Adam vs. Plain Gradient Descent

In plain gradient descent, each update subtracts the gradient scaled by a single learning rate \(\alpha\): $$ \theta_{t+1} \;=\; \theta_t \;-\; \alpha \,\nabla_\theta J(\theta_t) $$

What does Momentum add?

Unlike in plain gradient descent, with Momentum, we introduce a “velocity” \(v_t\) that accumulates past gradients: $$ v_t \;=\; \mu \,v_{t-1} \;+\; \alpha \,\nabla_{\theta}J(\theta_t), \quad \theta_{t+1} \;=\; \theta_t \;-\; v_t $$

This way, if gradients keep pointing in the same direction, \(v_t\) grows, speeding us along. If they fluctuate, \(v_t\) smooths out the noise by averaging recent steps instead of reacting only to the current gradient.

What about RMSProp?

It adapts the learning rate by tracking how big or small gradients typically are for each parameter. If gradients are large, RMSProp shrinks the step size; if they are small, it enlarges the step. In simpler terms: $$ \text{Adaptive Step Size} \;\approx\; \frac{1}{\sqrt{\text{rolling average of }(\nabla_{\theta} J(\theta))^2}} $$

That means parameters with consistently big gradients slow down, while those with small gradients speed up.
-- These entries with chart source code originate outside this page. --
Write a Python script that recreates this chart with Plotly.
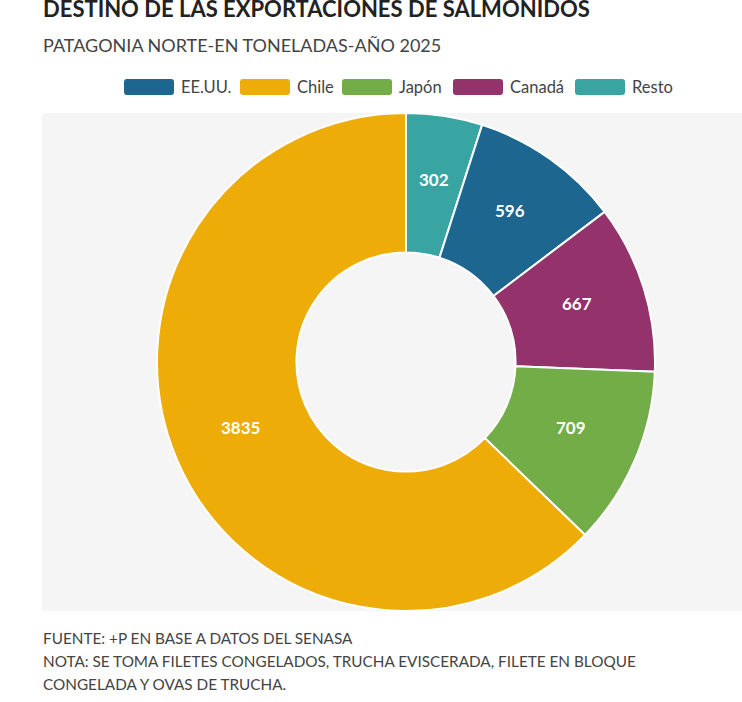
import math
import plotly.graph_objects as go

# data, clockwise from 12 o'clock
labels = ["Resto", "EE.UU.", "Canadá", "Japón", "Chile"]
values = [302, 596, 667, 709, 3835]
colors = {"EE.UU.": "#1c6690", "Chile": "#edac07", "Japón": "#72ad48",
          "Canadá": "#93326b", "Resto": "#38a5a2"}
legend_order = ["EE.UU.", "Chile", "Japón", "Canadá", "Resto"]

title = "DESTINO DE LAS EXPORTACIONES DE SALMONIDOS"
subtitle = "PATAGONIA NORTE-EN TONELADAS-AÑO 2025"
notes = ["FUENTE: +P EN BASE A DATOS DEL SENASA",
         "NOTA: SE TOMA FILETES CONGELADOS, TRUCHA EVISCERADA, FILETE EN BLOQUE",
         "CONGELADA Y OVAS DE TRUCHA."]

W, H = 742, 702
FONT = "Lato"


def px(x):
    return x / W


def py(y):
    return 1 - y / H


cx, cy, r = 406, 362, 249
HOLE = 0.44

fig = go.Figure(go.Pie(
    labels=labels, values=values, sort=False, direction="clockwise",
    hole=HOLE, rotation=0,
    marker=dict(colors=[colors[l] for l in labels],
                line=dict(color="white", width=2)),
    textinfo="none",
    hoverinfo="label+value", showlegend=False,
    domain=dict(x=[px(cx - r), px(cx + r)], y=[py(cy + r), py(cy - r)]),
))

shapes = [dict(type="rect", xref="paper", yref="paper", layer="below",
               x0=px(42), x1=1, y0=py(611), y1=py(113),
               fillcolor="#f5f5f5", line=dict(width=0))]
annotations = []

# value labels at the middle of each ring segment
total = sum(values)
run = 0
r_mid = r * (1 + HOLE) / 2
for lab, v in zip(labels, values):
    a = 2 * math.pi * (run + v / 2) / total
    run += v
    annotations.append(dict(text=f"<b>{v}</b>", xref="paper", yref="paper",
                            x=px(cx + r_mid * math.sin(a)), y=py(cy - r_mid * math.cos(a)),
                            xanchor="center", yanchor="middle", showarrow=False, yshift=5,
                            font=dict(family=FONT, size=17, color="white")))

# hand-drawn legend with wide rounded swatches
legend_x = [124, 240, 342, 453, 575]
ly = 87
for name, x0 in zip(legend_order, legend_x):
    x1, y0, y1 = x0 + 50, ly - 8, ly + 8
    rr = 3
    path = (f"M {px(x0 + rr)} {py(y0)} L {px(x1 - rr)} {py(y0)} "
            f"Q {px(x1)} {py(y0)} {px(x1)} {py(y0 + rr)} L {px(x1)} {py(y1 - rr)} "
            f"Q {px(x1)} {py(y1)} {px(x1 - rr)} {py(y1)} L {px(x0 + rr)} {py(y1)} "
            f"Q {px(x0)} {py(y1)} {px(x0)} {py(y1 - rr)} L {px(x0)} {py(y0 + rr)} "
            f"Q {px(x0)} {py(y0)} {px(x0 + rr)} {py(y0)} Z")
    shapes.append(dict(type="path", xref="paper", yref="paper", path=path,
                       fillcolor=colors[name], line=dict(width=0)))
    annotations.append(dict(text=name, x=px(x1 + 5), y=py(ly), xref="paper", yref="paper",
                            xanchor="left", yanchor="middle", showarrow=False,
                            font=dict(family=FONT, size=16.5, color="#444")))

annotations.append(dict(text=f"<b>{title}</b>", x=px(41), y=py(8.5), xref="paper", yref="paper",
                        xanchor="left", yanchor="middle", showarrow=False,
                        font=dict(family=FONT, size=22, color="#222")))
annotations.append(dict(text=subtitle, x=px(41), y=py(45), xref="paper", yref="paper",
                        xanchor="left", yanchor="middle", showarrow=False,
                        font=dict(family=FONT, size=18, color="#444")))
for i, line in enumerate(notes):
    annotations.append(dict(text=line, x=px(41), y=py(638 + i * 23), xref="paper", yref="paper",
                            xanchor="left", yanchor="middle", showarrow=False,
                            font=dict(family=FONT, size=15.3, color="#444")))

fig.update_layout(width=W, height=H, margin=dict(l=0, r=0, t=0, b=0),
                  paper_bgcolor="white", shapes=shapes, annotations=annotations,
                  font=dict(family=FONT))
# drop the default page margin so the figure sits at the window corner
fig.write_html("out.html", config={"displayModeBar": False},
               post_script="document.body.style.margin = '0';")
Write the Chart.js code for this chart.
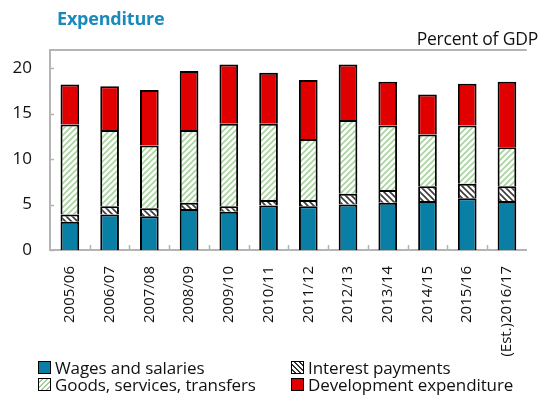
<!DOCTYPE html>
<html>
<head>
<meta charset="utf-8">
<script src="https://cdn.jsdelivr.net/npm/chart.js@4.4.0/dist/chart.umd.min.js"></script>
<style>
  body { margin: 0; background: #fff; font-family: "Open Sans", sans-serif; }
  #wrap { position: relative; width: 541px; height: 401px; }
  #title { position: absolute; left: 57px; top: 6px; font-size: 18px; font-weight: bold; color: #1a8abd; letter-spacing: -0.2px; }
  #unit { position: absolute; right: 3px; top: 26px; font-size: 17.5px; color: #111; letter-spacing: -0.2px; }
  .leg { position: absolute; font-size: 17px; color: #111; display: flex; align-items: center; white-space: nowrap; letter-spacing: -0.1px; }
  .sw { width: 11px; height: 11px; border: 1.5px solid #000; margin-right: 4px; }
</style>
</head>
<body>
<div id="wrap">
  <canvas id="barChart" width="541" height="401"></canvas>
  <div id="title">Expenditure</div>
  <div id="unit">Percent of GDP</div>
  <div class="leg" style="left:38px;top:356px"><span class="sw" style="background:#0a7fa6"></span>Wages and salaries</div>
  <div class="leg" style="left:291px;top:356px"><span class="sw" style="background:repeating-linear-gradient(45deg,#fff 0 2px,#333 2px 3.5px)"></span>Interest payments</div>
  <div class="leg" style="left:38px;top:373px"><span class="sw" style="background:repeating-linear-gradient(-45deg,#fff 0 2px,#9fd096 2px 3.5px)"></span>Goods, services, transfers</div>
  <div class="leg" style="left:291px;top:373px"><span class="sw" style="background:#e00000"></span>Development expenditure</div>
</div>
<script>
// 年度
const years = ['2005/06', '2006/07', '2007/08', '2008/09', '2009/10', '2010/11',
  '2011/12', '2012/13', '2013/14', '2014/15', '2015/16', '(Est.)2016/17'];

// 積み上げの各区分 (GDP比)
const wages = [3.1, 3.9, 3.7, 4.5, 4.2, 4.9, 4.8, 5.0, 5.2, 5.4, 5.7, 5.4];
const interest = [0.8, 0.9, 0.9, 0.7, 0.6, 0.6, 0.7, 1.2, 1.4, 1.6, 1.6, 1.6];
const goods = [9.9, 8.4, 6.9, 8.0, 9.1, 8.4, 6.7, 8.1, 7.1, 5.7, 6.4, 4.3];
const development = [4.4, 4.8, 6.1, 6.5, 6.5, 5.6, 6.5, 6.1, 4.8, 4.4, 4.6, 7.2];

const yTicks = [0, 5, 10, 15, 20];

// 斜線パターン
function hatch(color, dir) {
  const c = document.createElement('canvas');
  c.width = 6; c.height = 6;
  const g = c.getContext('2d');
  g.fillStyle = '#fff';
  g.fillRect(0, 0, 6, 6);
  g.strokeStyle = color;
  g.lineWidth = 1.6;
  g.beginPath();
  if (dir > 0) {
    g.moveTo(-1, 7); g.lineTo(7, -1);
    g.moveTo(-4, 4); g.lineTo(4, -4);
    g.moveTo(2, 10); g.lineTo(10, 2);
  } else {
    g.moveTo(-1, -1); g.lineTo(7, 7);
    g.moveTo(-4, 2); g.lineTo(4, 10);
    g.moveTo(2, -4); g.lineTo(10, 4);
  }
  g.stroke();
  return g.createPattern(c, 'repeat');
}

const ctx = document.getElementById('barChart').getContext('2d');

// 枠線と内向きの目盛り
const framePlugin = {
  id: 'frame',
  afterDraw(chart) {
    const a = chart.chartArea;
    const c = chart.ctx;
    c.save();
    c.strokeStyle = '#b4b4b4';
    c.lineWidth = 2;
    c.beginPath();
    c.moveTo(a.left, a.top);
    c.lineTo(a.right, a.top);
    c.stroke();
    c.lineWidth = 1.5;
    c.beginPath();
    const y = chart.scales.y;
    yTicks.forEach(v => {
      const py = Math.round(y.getPixelForValue(v)) + 0.5;
      c.moveTo(a.left, py); c.lineTo(a.left + 4, py);
    });
    const x = chart.scales.x;
    for (let i = 1; i < years.length; i++) {
      const px = Math.round((x.getPixelForValue(i - 1) + x.getPixelForValue(i)) / 2) + 0.5;
      c.moveTo(px, a.bottom); c.lineTo(px, a.bottom - 5);
    }
    c.stroke();
    c.restore();
  }
};

const barData = {
  labels: years,
  datasets: [
    { label: 'Wages and salaries', data: wages, backgroundColor: '#0a7fa6' },
    { label: 'Interest payments', data: interest, backgroundColor: hatch('#3a3a3a', -1) },
    { label: 'Goods, services, transfers', data: goods, backgroundColor: hatch('#a6d49c', 1) },
    { label: 'Development expenditure', data: development, backgroundColor: '#e00000' }
  ]
};
barData.datasets.forEach(d => {
  d.borderColor = '#000';
  d.borderWidth = 2;
  d.categoryPercentage = 1;
  d.barPercentage = 0.47;
});

const barChart = new Chart(ctx, {
  type: 'bar',
  data: barData,
  plugins: [framePlugin],
  options: {
    responsive: false,
    animation: false,
    layout: { padding: { top: 50, right: 1, left: 0, bottom: 0 } },
    plugins: { legend: { display: false }, tooltip: { enabled: false } },
    scales: {
      x: {
        stacked: true,
        grid: { display: false, drawTicks: false },
        border: { color: '#b4b4b4', width: 2 },
        ticks: {
          color: '#111', padding: 16, maxRotation: 90, minRotation: 90,
          font: { family: 'Open Sans', size: 15 }
        },
        afterFit(s) { s.height = 151; }
      },
      y: {
        stacked: true,
        min: 0,
        max: 22,
        afterBuildTicks(s) { s.ticks = yTicks.map(v => ({ value: v })); },
        grid: { display: false, drawTicks: false },
        border: { color: '#b4b4b4', width: 2 },
        ticks: { color: '#111', padding: 18, font: { family: 'Open Sans', size: 17 } },
        afterFit(s) { s.width = 50; }
      }
    }
  }
});
</script>
</body>
</html>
Adam (Adaptive Moment Estimation) extends this by tracking two moving averages of the gradients: 1. A “first moment” (numerator) which acts like momentum—an exponential average of gradients that can help smooth out noise. 2. A “second moment” comes from RMSProp (denominator) that tracks the average of squared gradients, adjusting the effective learning rate so steep directions get smaller updates. The update roughly looks like: $$ \theta_{t+1} \;\approx\; \theta_t \;-\; \frac{\alpha \,\text{(avg gradient)}}{\sqrt{\text{(avg of gradient}^2)} + \epsilon} $$ The numerator tells you which direction to move, the denominator tells you how much, and the learning rate sets the pace. Finally, \(\epsilon\) is a small constant (often around \(10^{-8}\)) to avoid dividing by zero and ensure stable updates. Adam automatically tunes step sizes for each parameter dimension. In practice (high dimmensional spaces), this often converges faster and is more tolerant of tricky or noisy gradients.